Investors should note, however, that the non-GAAP financial measures used by Equinix may not be the same non-GAAP financial measures, and may not be calculated in the same manner, as that of other companies. In addition, whenever Equinix uses such non-GAAP financial measures, it provides a reconciliation of non-GAAP financial measures to the most closely applicable GAAP financial measure. Investors are encouraged to review the related GAAP financial measures and the reconciliation of these non-GAAP financial measures to their most directly comparable GAAP financial measure.
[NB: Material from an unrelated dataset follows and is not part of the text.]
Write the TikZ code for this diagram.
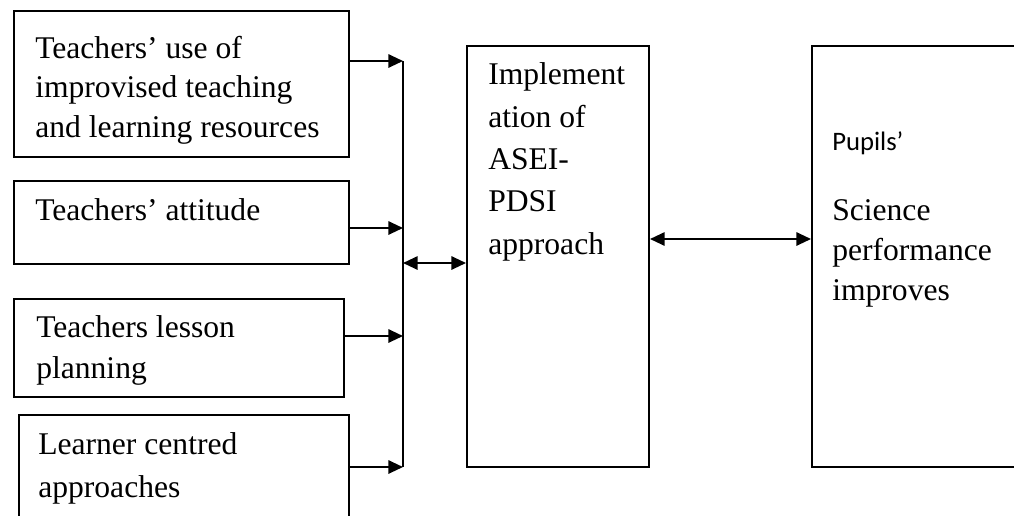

Equinix does not provide forward-looking guidance for certain financial data, such as depreciation, amortization, accretion, net income (loss) from operations, cash generated from operating activities and cash used in investing activities, and as a result, is not able to provide a reconciliation of GAAP to non-GAAP financial measures for forward-looking data. Equinix intends to calculate the various non-GAAP financial measures in future periods consistent with how it was calculated for the three and nine months ended September 30, 2008 and 2007, presented within this press release.